30 Nov

7:34am – Wake up late due to alarm clock user error. Rush to get ready for work.

8:00am – Board train bound for Amsterdam and a day of work.

8:01am – Sudden realization that during morning rush phone was left on bed side table. Farther audio communication with girlfriend is rendered impossible. Problem for-seen since all unknown ‘when and where’ details of evening dinner plans are known by girlfriend.

9:20am – Arrive in Amsterdam. Disembark from train.

9:23am – Attempt to pump-up semi flat front tire on bike. Valve comes off in hand resulting in fully flat front tire on bike and long walk to the office with useless bike.

9:52am – Arrive in office and leave useless bike along with useless flat tire in the basement.

10:15am – Move all personal belongings and work equipment from old room into new room in the office.

11:22am – Attempts to plug computer into wall mounted electrical socket located with-in new room results in an electrical surge that cuts power over two floors of the office and renders half the company unable to proceed with daily work tasks.

11:35am – Take an early lunch.

12:54pm – Buy new valves and fix useless bike to make it useful again.

1:15pm – Return to desk to discover power restored and email from girlfriend containing the informative information that phone had been forgotten. More informative dinner location and time details are also discovered enclosed.

1:26pm – Try to do some work and not touch anything.

6:00pm – Leave office to meet girlfriend and friends for dinner in nice restaurant.

7:28pm – Arrive at agreed location outside train station at agreed time. Discover absence of girlfriend and friends. Wonder if email was read correctly.

7:32pm – Convince self that email was read incorrectly. Go up to station platform. Attempt to find wireless connection with laptop with the intention of rechecking email.

7:34pm – Fail to find wireless connection with laptop for the purpose of rechecking.

7:35pm – Walk back down to station entrance to discover presence of girlfriend and friends. Decide to say nothing of attempt to recheck email. Accused of being late.

7:45pm – Arrive at nice restaurant and order nice food.

8:34pm – Go to nice restaurant’s nice rest room to discover it has nice self cleaning toilets commonly seen in China.

8:36pm – Push button labeled ‘clean’ on the technologically enhanced toilet to start its self cleaning procedure. Quickly discover that the button labeled ‘clean’ is intended for the ‘cleaning’ of the user upon the seat as a high pressure stream of water suddenly and unexpectedly leaps from the back of the bole and intersects with my person.

8:45pm – Return to table with wet knee.

11:06pm – Say good night to friends and return home with dried up knee.

12:30am – Go to bed. Hope that level and frequency of accident prone-ness is confined to single day.

12:31am – Realize that it most likely is not.

25 Nov

Speculaas Addiction

Hello. My name is Stuart and I’m an addict…

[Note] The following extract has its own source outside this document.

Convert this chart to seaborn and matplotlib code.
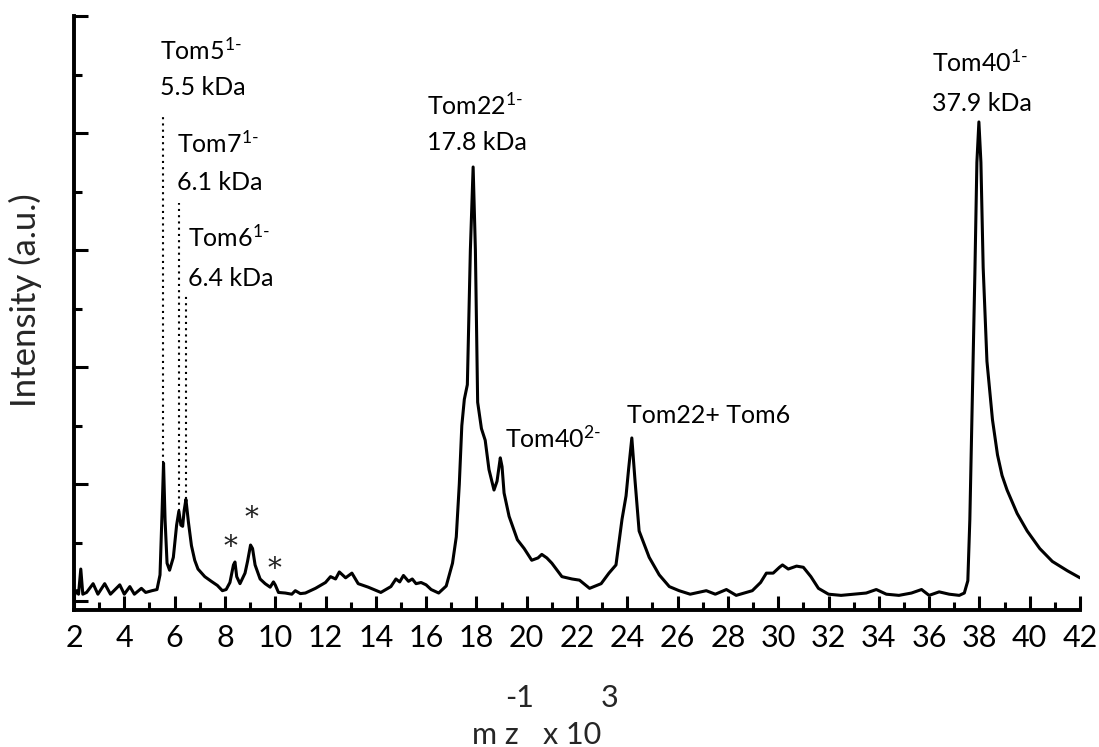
import numpy as np
import pandas as pd
import matplotlib
matplotlib.use("Agg")
import matplotlib.pyplot as plt
import seaborn as sns
from matplotlib.ticker import MultipleLocator

# ---------------- data ----------------
mz = [2.0, 2.1, 2.18, 2.27, 2.35, 2.5, 2.76, 2.95, 3.22, 3.45, 3.82, 4.0, 4.22, 4.4,
      4.68, 4.85, 5.1, 5.3, 5.42, 5.5, 5.56, 5.62, 5.7, 5.8, 5.95, 6.08, 6.17, 6.25,
      6.32, 6.38, 6.45, 6.55, 6.67, 6.8, 6.93, 7.2, 7.46, 7.7, 7.9, 8.05, 8.2, 8.34,
      8.4, 8.47, 8.6, 8.8, 8.9, 9.02, 9.1, 9.2, 9.4, 9.6, 9.8, 9.93, 10.0, 10.13,
      10.4, 10.66, 10.8, 11.0, 11.2, 11.6, 12.0, 12.2, 12.4, 12.55, 12.8, 13.05,
      13.3, 13.7, 14.2, 14.6, 14.8, 14.95, 15.1, 15.3, 15.45, 15.6, 15.8, 16.0,
      16.2, 16.5, 16.8, 17.05, 17.2, 17.32, 17.42, 17.52, 17.64, 17.76, 17.87,
      17.96, 18.05, 18.2, 18.35, 18.5, 18.7, 18.82, 18.95, 19.02, 19.1, 19.3,
      19.63, 19.9, 20.2, 20.45, 20.6, 20.8, 21.0, 21.4, 21.8, 22.1, 22.5, 22.96,
      23.27, 23.55, 23.79, 23.95, 24.05, 24.18, 24.3, 24.47, 24.87, 25.27, 25.67,
      26.06, 26.5, 27.14, 27.5, 27.94, 28.33, 28.97, 29.3, 29.53, 29.8, 30.05,
      30.17, 30.4, 30.73, 31.0, 31.3, 31.6, 32.0, 32.5, 33.0, 33.5, 33.9, 34.3,
      34.8, 35.3, 35.7, 36.0, 36.4, 36.8, 37.2, 37.4, 37.54, 37.62, 37.7, 37.82,
      37.9, 37.98, 38.06, 38.15, 38.3, 38.52, 38.72, 38.9, 39.1, 39.5, 39.9, 40.4,
      40.9, 41.5, 42.0]
intensity = [0.08, 0.18, 0.12, 0.55, 0.12, 0.15, 0.3, 0.12, 0.3, 0.12, 0.28, 0.12,
             0.25, 0.12, 0.22, 0.15, 0.18, 0.2, 0.45, 1.5, 2.36, 1.4, 0.65, 0.53,
             0.75, 1.3, 1.54, 1.3, 1.28, 1.55, 1.74, 1.35, 0.95, 0.7, 0.55, 0.42,
             0.34, 0.27, 0.18, 0.2, 0.32, 0.62, 0.67, 0.42, 0.3, 0.48, 0.68, 0.96,
             0.9, 0.62, 0.38, 0.3, 0.24, 0.33, 0.28, 0.15, 0.14, 0.12, 0.18, 0.13,
             0.14, 0.22, 0.32, 0.42, 0.38, 0.5, 0.4, 0.48, 0.3, 0.24, 0.15, 0.25,
             0.38, 0.33, 0.44, 0.34, 0.38, 0.3, 0.32, 0.28, 0.2, 0.14, 0.26, 0.65,
             1.1, 2.0, 3.0, 3.45, 3.7, 6.0, 7.42, 6.0, 3.4, 2.95, 2.75, 2.25, 1.9,
             2.05, 2.45, 2.3, 1.85, 1.45, 1.05, 0.9, 0.7, 0.74, 0.8, 0.74, 0.65,
             0.42, 0.38, 0.36, 0.22, 0.3, 0.48, 0.62, 1.4, 1.8, 2.25, 2.79, 2.1,
             1.2, 0.75, 0.45, 0.25, 0.18, 0.12, 0.18, 0.12, 0.2, 0.1, 0.18, 0.32,
             0.48, 0.48, 0.58, 0.62, 0.55, 0.6, 0.58, 0.42, 0.22, 0.12, 0.1, 0.12,
             0.14, 0.2, 0.12, 0.1, 0.14, 0.2, 0.1, 0.16, 0.12, 0.1, 0.14, 0.35,
             1.4, 3.1, 5.6, 7.5, 8.19, 7.5, 5.7, 4.1, 3.1, 2.5, 2.15, 1.9, 1.5,
             1.2, 0.9, 0.68, 0.52, 0.4]

xticks = list(range(2, 43, 2))
tick_labels = [str(t) for t in xticks]

# annotations: (label, x, y)
ann_names = ["Tom5$^{1\\text{-}}$", "5.5 kDa", "Tom7$^{1\\text{-}}$", "6.1 kDa",
             "Tom6$^{1\\text{-}}$", "6.4 kDa", "Tom22$^{1\\text{-}}$", "17.8 kDa",
             "Tom40$^{2\\text{-}}$", "Tom22+ Tom6", "Tom40$^{1\\text{-}}$", "37.9 kDa"]
ann_x = [5.43, 5.43, 6.08, 6.08, 6.53, 6.53, 16.05, 16.05, 19.12, 24.0, 36.1, 36.1]
ann_y = [9.42, 8.77, 7.83, 7.16, 6.21, 5.52, 8.48, 7.83, 2.78, 3.18, 9.2, 8.51]

# dotted guide lines: x position, from peak height up to top
guide_x = [5.55, 6.17, 6.45]
guide_lo = [2.36, 1.54, 1.74]
guide_hi = [8.27, 6.80, 5.27]

star_x = [8.24, 9.04, 9.99]
star_y = [0.92, 1.42, 0.55]

# ---------------- plotting ----------------
sns.set_theme(style="ticks")
plt.rcParams["font.family"] = ["Lato", "DejaVu Sans"]
plt.rcParams["mathtext.fontset"] = "custom"
plt.rcParams["mathtext.rm"] = "Lato"
plt.rcParams["mathtext.it"] = "Lato"
plt.rcParams["mathtext.bf"] = "Lato"

W, H = 1099, 747
fig = plt.figure(figsize=(W / 100, H / 100), dpi=100)
left, right, top, bottom = 74, 1080, 16, 610
ax = fig.add_axes([left / W, 1 - bottom / H, (right - left) / W, (bottom - top) / H])

df = pd.DataFrame({"mz": mz, "I": intensity})
sns.lineplot(data=df, x="mz", y="I", ax=ax, color="black", linewidth=2.2,
             estimator=None, sort=False)

ax.set_xlim(2, 42)
ax.set_ylim(-0.15, 10)
ax.set_xticks(xticks)
ax.set_xticklabels(tick_labels, fontsize=22)
ax.xaxis.set_minor_locator(MultipleLocator(1))
ax.yaxis.set_major_locator(MultipleLocator(2))
ax.yaxis.set_minor_locator(MultipleLocator(1))
ax.set_yticklabels([])
ax.tick_params(axis="both", which="major", direction="in", length=10, width=2.2,
               colors="black", pad=10)
ax.tick_params(axis="both", which="minor", direction="in", length=5.5, width=2.2,
               colors="black")
for s in ["top", "right"]:
    ax.spines[s].set_visible(False)
for s in ["left", "bottom"]:
    ax.spines[s].set_linewidth(2.8)
    ax.spines[s].set_color("black")
ax.set_xlabel("")
ax.set_ylabel("")

for gx, lo, hi in zip(guide_x, guide_lo, guide_hi):
    ax.plot([gx, gx], [lo, hi], color="black", linestyle=(0, (1, 2)), linewidth=1.5)

for name, x, y in zip(ann_names, ann_x, ann_y):
    ax.text(x, y, name, fontsize=18, ha="left", va="center", color="black")

for x, y in zip(star_x, star_y):
    ax.text(x, y, "*", fontsize=20, ha="center", va="center", color="#222222",
            family="DejaVu Serif")

# y label
fig.text(25 / W, 1 - 300 / H, "Intensity (a.u.)", rotation=90, fontsize=25,
         ha="center", va="center")
# x label (broken superscripts, as in the reference)
fig.text(495 / W, 1 - 735 / H, "m z", fontsize=22, ha="center", va="center")
fig.text(520 / W, 1 - 698 / H, "-1", fontsize=22, ha="center", va="center")
fig.text(572 / W, 1 - 735 / H, "x 10", fontsize=22, ha="center", va="center")
fig.text(610 / W, 1 - 698 / H, "3", fontsize=22, ha="center", va="center")

fig.savefig("out.png", dpi=100, facecolor="white")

For a while now I’ve been trying to keep my problem a secret from everyone I know and love. I guess the reality is that I was trying to avoid acknowledging that I even ‘had’ a problem. As if hiding my addiction from the outside world meant the addiction itself didn’t really exist.

However, things have gotten worse recently and I am unable to control my addiction any longer. I feel the uncontrollable cravings getting stronger all of the time. I need it. I can’t function without it any more. It is time to admit that I am hopelessly addicted to Speculaas sandwich spread.

Speculaas Withdrawal

I can’t help myself. I have only just discovered the stuff but it is so delicious. If it was not for Holland’s tolerance of certain addictive substances I’m sure Speculaas sandwich spread would already have been classified as a class A drug and made illegal. It’s the only way to explain my uncontrollable need to frantically lick the jar and my fingers clean whenever my supply has almost run out.

I’ve tried to get myself clean but there is no hope of me achieving this impossible goal. Every time I walk past the breakfast goods section in the Albert Heijn the Speculaas calls out to me. Before I know it I am rushing to the checkout with an arm load of jars which I take home and hide around the house in case there is a sudden intervention.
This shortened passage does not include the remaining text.